How many times have I decided that this party is not, should not be, for them (whoever ‘them’ is)?
It’s called judgment, and it’s not awesome. We decide where the walls are, who is on the guest list (of course, OF COURSE, we are always on the inside), what the admission requirements are, who has been good enough and who has not.
I used this parable Sunday in a message about forgiveness, because we are all the brother. We have a choice to make. Do we want a world of Fairness – because to tell the truth, it’s not fair that the brother gets in. He severely disrespected the Father and everything He stood for – or do we want Forgiveness? Do we want entrance requirements? Do we want walls?
He is with us, and everything He has is ours, now do we actually want His kind of party?

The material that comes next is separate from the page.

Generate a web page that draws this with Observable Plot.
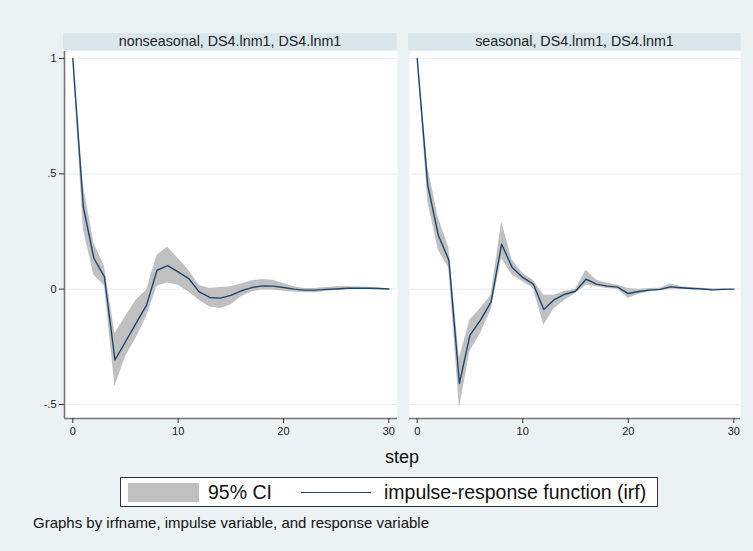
<!DOCTYPE html>
<html>
<head>
<meta charset="utf-8">
<script src="https://cdn.jsdelivr.net/npm/d3@7"></script>
<script src="https://cdn.jsdelivr.net/npm/@observablehq/plot@0.6"></script>
<style>
  html, body { margin: 0; padding: 0; }
  body { width: 753px; height: 551px; background: #eaf2f3; position: relative; overflow: hidden;
         font-family: "Liberation Sans", Arial, sans-serif; }
  .abs { position: absolute; }
  .strip { background: #d9e6eb; color: #222; font-size: 14.3px; text-align: center; line-height: 17px; height: 17px; }
  .xlabel { font-size: 18px; color: #111; }
  .legend { background: #fff; border: 1px solid #333; box-sizing: border-box; }
  .caption { font-size: 15px; color: #111; }
</style>
</head>
<body>
<div id="root"></div>
<script>
// ---- data ----
const steps = [0,1,2,3,4,5,6,7,8,9,10,11,12,13,14,15,16,17,18,19,20,21,22,23,24,25,26,27,28,29,30];
const panels = ["nonseasonal, DS4.lnm1, DS4.lnm1", "seasonal, DS4.lnm1, DS4.lnm1"];
const nonIrf = [1.0, 0.356, 0.134, 0.053, -0.307, -0.228, -0.148, -0.069, 0.082, 0.102, 0.075, 0.046, -0.012, -0.036, -0.039, -0.027, -0.007, 0.007, 0.014, 0.013, 0.007, 0.0, -0.004, -0.004, -0.001, 0.001, 0.004, 0.004, 0.004, 0.003, 0.001];
const nonLo  = [1.0, 0.26, 0.06, 0.015, -0.423, -0.293, -0.213, -0.12, 0.013, 0.027, 0.017, -0.012, -0.048, -0.077, -0.084, -0.069, -0.033, -0.012, -0.004, -0.004, -0.009, -0.012, -0.016, -0.016, -0.010, -0.006, -0.003, -0.002, -0.002, -0.002, 0.0];
const nonHi  = [1.0, 0.45, 0.2, 0.1, -0.192, -0.12, -0.048, -0.005, 0.147, 0.183, 0.133, 0.082, 0.017, 0.003, 0.007, 0.01, 0.022, 0.036, 0.042, 0.039, 0.025, 0.01, 0.003, 0.003, 0.007, 0.01, 0.01, 0.009, 0.008, 0.006, 0.002];
const seaIrf = [1.0, 0.45, 0.234, 0.126, -0.408, -0.199, -0.134, -0.055, 0.195, 0.094, 0.051, 0.022, -0.088, -0.045, -0.022, -0.009, 0.043, 0.022, 0.013, 0.009, -0.019, -0.01, -0.004, -0.001, 0.01, 0.006, 0.003, 0.001, -0.003, -0.001, 0.0];
const seaLo  = [1.0, 0.38, 0.17, 0.09, -0.517, -0.27, -0.192, -0.091, 0.133, 0.061, 0.032, 0.003, -0.156, -0.084, -0.048, -0.019, 0.017, 0.01, 0.003, 0.0, -0.04, -0.022, -0.012, -0.007, 0.0, -0.001, -0.003, -0.002, -0.008, -0.005, 0.0];
const seaHi  = [1.0, 0.53, 0.31, 0.18, -0.3, -0.134, -0.084, -0.026, 0.291, 0.126, 0.068, 0.039, -0.026, -0.026, -0.009, 0.0, 0.082, 0.039, 0.027, 0.017, 0.003, -0.001, 0.003, 0.004, 0.022, 0.01, 0.007, 0.004, 0.001, 0.002, 0.0];
const xTicks = [0, 10, 20, 30];
const yTicks = [1, 0.5, 0, -0.5];
const yTickLabels = ["1", ".5", "0", "-.5"];
const legendLabels = ["95% CI", "impulse-response function (irf)"];
const xTitle = "step";
const captionText = "Graphs by irfname, impulse variable, and response variable";

const lineColor = "#1a476f";
const bandColor = "#c0c0c0";
const gridColor = "#eaf2f3";
const axisColor = "#767676";

const root = document.getElementById("root");
function place(el, x, y, w, h) {
  el.classList.add("abs");
  el.style.left = x + "px"; el.style.top = y + "px";
  if (w != null) el.style.width = w + "px";
  if (h != null) el.style.height = h + "px";
  root.appendChild(el);
  return el;
}

function panelPlot(irf, lo, hi, opts) {
  const rows = steps.map((s, i) => ({step: s, irf: irf[i], lo: lo[i], hi: hi[i]}));
  const [x0, x1] = opts.xdom, [y0, y1] = opts.ydom;
  const marks = [
    Plot.frame({fill: "white", stroke: null}),
    Plot.ruleY(yTicks, {stroke: gridColor, strokeWidth: 1.2}),
    Plot.areaY(rows, {x: "step", y1: "lo", y2: "hi", fill: bandColor, curve: "linear"}),
    Plot.lineY(rows, {x: "step", y: "irf", stroke: lineColor, strokeWidth: 1.4}),
    Plot.ruleY([y0], {stroke: axisColor, strokeWidth: 1.6}),
    Plot.axisX(xTicks, {tickSize: 5, tickPadding: 4, fontSize: 11, fill: "#1a1a1a", stroke: "#333", label: null, tickFormat: d => String(d)})
  ];
  if (opts.yaxis) {
    marks.push(Plot.ruleX([x0], {stroke: axisColor, strokeWidth: 1.6}));
    marks.push(Plot.axisY(yTicks, {tickSize: 5, tickPadding: 3, fontSize: 11, fill: "#1a1a1a", stroke: "#333", label: null,
      tickFormat: d => yTickLabels[yTicks.indexOf(d)]}));
  }
  return Plot.plot({
    width: opts.width, height: opts.height,
    marginLeft: opts.marginLeft, marginRight: 0, marginTop: 0, marginBottom: opts.marginBottom,
    style: {background: "transparent", fontFamily: "'Liberation Sans', Arial, sans-serif", overflow: "visible"},
    x: {domain: opts.xdom, axis: null},
    y: {domain: opts.ydom, axis: null},
    marks
  });
}

const ydom = [-0.5607, 1.0303];

// left panel: plot area x 64..397, y 51..418
const left = panelPlot(nonIrf, nonLo, nonHi, {
  width: 397, height: 394, marginLeft: 64, marginBottom: 27,
  xdom: [-0.788, 30.826], ydom, yaxis: true
});
place(left, 0, 51);

// right panel: plot area x 409..740, y 51..418
const right = panelPlot(seaIrf, seaLo, seaHi, {
  width: 331, height: 394, marginLeft: 0, marginBottom: 27,
  xdom: [-0.73, 30.635], ydom, yaxis: false
});
place(right, 409, 51);

// strips
const s1 = document.createElement("div"); s1.className = "strip"; s1.textContent = panels[0];
place(s1, 63, 33, 334);
const s2 = document.createElement("div"); s2.className = "strip"; s2.textContent = panels[1];
place(s2, 408, 33, 333);

// x title
const xt = document.createElement("div"); xt.className = "xlabel"; xt.textContent = xTitle;
xt.style.textAlign = "center";
place(xt, 346, 447, 112);

// legend
const lg = document.createElement("div"); lg.className = "legend";
place(lg, 120, 477, 538, 30);
const sw = document.createElement("div");
sw.style.cssText = `position:absolute;left:7px;top:5px;width:71px;height:19px;background:${bandColor}`;
lg.appendChild(sw);
const t1 = document.createElement("div");
t1.style.cssText = "position:absolute;left:87px;top:3px;font-size:19.5px;line-height:22px;color:#111;white-space:nowrap";
t1.textContent = legendLabels[0];
lg.appendChild(t1);
const ln = document.createElement("div");
ln.style.cssText = `position:absolute;left:180px;top:14px;width:70px;height:0;border-top:1.5px solid ${lineColor}`;
lg.appendChild(ln);
const t2 = document.createElement("div");
t2.style.cssText = "position:absolute;left:263px;top:3px;font-size:19.5px;line-height:22px;color:#111;white-space:nowrap";
t2.textContent = legendLabels[1];
lg.appendChild(t2);

// caption
const cap = document.createElement("div"); cap.className = "caption"; cap.textContent = captionText;
cap.style.whiteSpace = "nowrap";
place(cap, 33, 514);
</script>
</body>
</html>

Can we really live a life free of comparison, free of being “better than” someone else?
SO many questions…
Can we enter a party where the guest of honor is our “enemy,” who has not followed any of the rules, who looks and acts differently that we think guests at this party should look and act?
And if I start to look at that brother honestly (which in itself takes a humongous amount of courage) and see that I share more in common with him than I’d ever care to acknowledge, then I’ll start asking all new questions and opening the door to a whole new life and I’m pretty sure that kind of whole new life is what Jesus had in mind all along.